▸ **To be done**:
In the entries that follow, how many lines contain "this"? Answer with the number only.

Code that draws figures

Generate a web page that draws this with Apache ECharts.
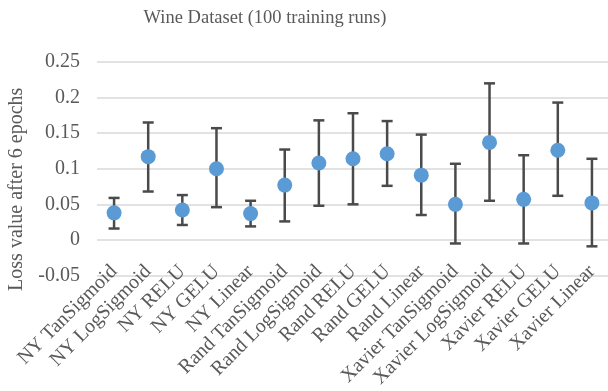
<!DOCTYPE html>
<html>
<head>
<meta charset="utf-8">
<script src="https://cdn.jsdelivr.net/npm/echarts@6/dist/echarts.min.js"></script>
<style>
  html, body { margin: 0; padding: 0; background: #fff; }
  #chart { width: 608px; height: 391px; }
</style>
</head>
<body>
<div id="chart"></div>
<script>
// Mean loss per configuration with the extent of its error bar
const categories = [
  'NY TanSigmoid', 'NY LogSigmoid', 'NY RELU', 'NY GELU', 'NY Linear',
  'Rand TanSigmoid', 'Rand LogSigmoid', 'Rand RELU', 'Rand GELU', 'Rand Linear',
  'Xavier TanSigmoid', 'Xavier LogSigmoid', 'Xavier RELU', 'Xavier GELU', 'Xavier Linear'
];
const meanLoss = [0.038, 0.117, 0.042, 0.100, 0.037, 0.077, 0.108, 0.114, 0.121, 0.091, 0.050, 0.137, 0.057, 0.126, 0.052];
const lowerLoss = [0.016, 0.068, 0.021, 0.046, 0.019, 0.026, 0.048, 0.050, 0.076, 0.035, -0.005, 0.055, -0.005, 0.062, -0.009];
const upperLoss = [0.059, 0.165, 0.063, 0.157, 0.055, 0.127, 0.168, 0.178, 0.167, 0.148, 0.107, 0.220, 0.119, 0.193, 0.114];
const yTicks = { min: -0.05, max: 0.25, step: 0.05 };

const FONT = '"Liberation Serif", "Times New Roman", serif';
const TEXT = '#595959';

const chart = echarts.init(document.getElementById('chart'), null, { renderer: 'canvas' });

const errorData = categories.map((c, i) => [i, lowerLoss[i], upperLoss[i]]);

function renderErrorBar(params, api) {
  const x = api.value(0);
  const lo = api.coord([x, api.value(1)]);
  const hi = api.coord([x, api.value(2)]);
  const half = 5.5;
  const style = { stroke: '#4a4a4a', lineWidth: 2.5, fill: null };
  return {
    type: 'group',
    children: [
      { type: 'line', shape: { x1: hi[0], y1: hi[1], x2: lo[0], y2: lo[1] }, style },
      { type: 'line', shape: { x1: hi[0] - half, y1: hi[1], x2: hi[0] + half, y2: hi[1] }, style },
      { type: 'line', shape: { x1: lo[0] - half, y1: lo[1], x2: lo[0] + half, y2: lo[1] }, style }
    ]
  };
}

chart.setOption({
  animation: false,
  backgroundColor: '#ffffff',
  title: {
    text: 'Wine Dataset (100 training runs)',
    left: 260,
    textAlign: 'center',
    top: 4,
    textStyle: { fontFamily: FONT, fontSize: 18.5, fontWeight: 'normal', color: TEXT }
  },
  grid: { left: 97, right: -1, top: 62, bottom: 115.5, outerBoundsMode: 'none', containLabel: false },
  xAxis: {
    type: 'category',
    data: categories,
    boundaryGap: true,
    // the zero line comes from the value axis grid; category labels sit just under it
    axisLine: { show: false },
    axisTick: { show: false },
    axisLabel: {
      rotate: 45,
      interval: 0,
      margin: -7,
      fontFamily: FONT,
      fontSize: 20,
      color: TEXT
    },
    splitLine: { show: false }
  },
  yAxis: {
    type: 'value',
    min: yTicks.min,
    max: yTicks.max,
    interval: yTicks.step,
    name: 'Loss value after 6 epochs',
    nameLocation: 'middle',
    nameGap: 70,
    nameRotate: 90,
    nameTextStyle: { fontFamily: FONT, fontSize: 20, color: TEXT, padding: [0, 41, 0, 0] },
    axisLine: { show: false },
    axisTick: { show: false },
    axisLabel: {
      margin: 17,
      fontFamily: FONT,
      fontSize: 20,
      color: TEXT,
      formatter: v => String(Math.round(v * 100) / 100)
    },
    splitLine: { lineStyle: { color: '#d9d9d9', width: 1.5 } }
  },
  series: [
    {
      type: 'custom',
      data: errorData,
      renderItem: renderErrorBar,
      encode: { x: 0, y: [1, 2] },
      z: 2,
      silent: true
    },
    {
      type: 'scatter',
      data: meanLoss,
      symbol: 'circle',
      symbolSize: 15,
      itemStyle: { color: '#5b9bd5', opacity: 1 },
      z: 3,
      silent: true
    }
  ]
});
</script>
</body>
</html>
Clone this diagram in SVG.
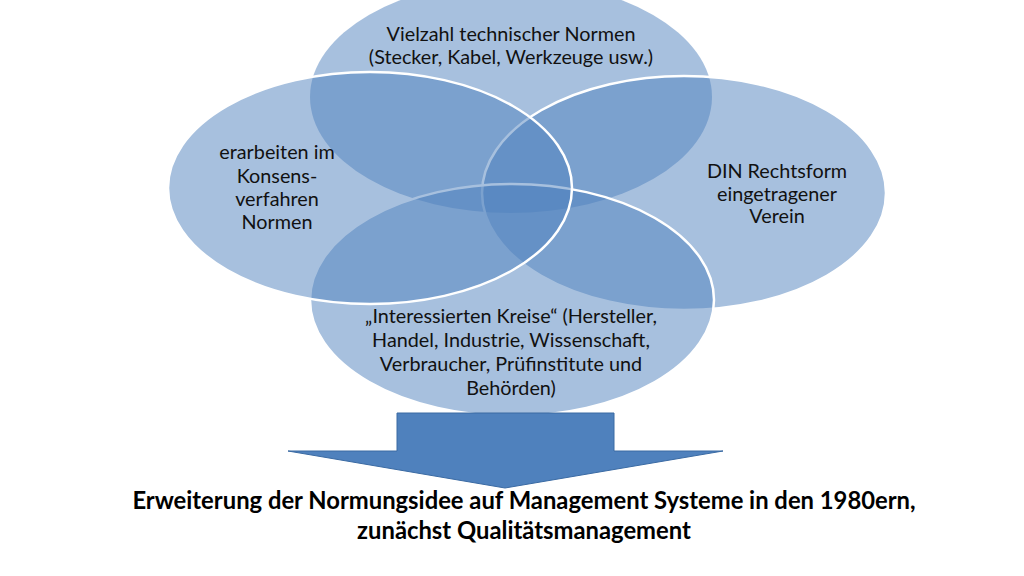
<svg xmlns="http://www.w3.org/2000/svg" width="1024" height="576" viewBox="0 0 1024 576">
<style>
.c{fill:#4f81bd;fill-opacity:0.5;stroke:#ffffff;stroke-width:2.5}
.t{font-family:Lato,"Liberation Sans",sans-serif;font-size:19.8px;fill:#111;text-anchor:middle}
.b{font-family:Lato,"Liberation Sans",sans-serif;font-size:23.8px;font-weight:bold;fill:#000;text-anchor:middle}
</style>
<rect width="1024" height="576" fill="#fff"/>
<g id="node-top"><ellipse class="c" cx="511" cy="97" rx="201" ry="116" style="stroke:none"/></g>
<g id="node-right"><ellipse class="c" cx="684" cy="193" rx="202" ry="117"/></g>
<g id="node-bottom"><ellipse class="c" cx="512" cy="300" rx="202" ry="116"/></g>
<g id="node-left"><ellipse class="c" cx="370" cy="188" rx="202" ry="116"/></g>
<g id="labels">
<text class="t" x="511" y="41">Vielzahl technischer Normen</text>
<text class="t" x="511" y="64">(Stecker, Kabel, Werkzeuge usw.)</text>
<text class="t" x="277" y="159">erarbeiten im</text>
<text class="t" x="277" y="183">Konsens-</text>
<text class="t" x="277" y="206">verfahren</text>
<text class="t" x="277" y="229">Normen</text>
<text class="t" x="777" y="178">DIN Rechtsform</text>
<text class="t" x="777" y="201">eingetragener</text>
<text class="t" x="777" y="223">Verein</text>
<text class="t" x="511" y="323">„Interessierten Kreise“ (Hersteller,</text>
<text class="t" x="511" y="347">Handel, Industrie, Wissenschaft,</text>
<text class="t" x="511" y="371">Verbraucher, Prüfinstitute und</text>
<text class="t" x="511" y="395">Behörden)</text>
</g>
<g id="connectors">
<path d="M397,413 L614,413 L614,451 L723,451 L505,488 L288,451 L397,451 Z" fill="#4f81bd" stroke="#3a6aa3" stroke-width="1"/>
</g>
<g id="caption">
<text class="b" x="524" y="509">Erweiterung der Normungsidee auf Management Systeme in den 1980ern,</text>
<text class="b" x="524" y="539">zunächst Qualitätsmanagement</text>
</g>
</svg>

▸ **Final answer**:
2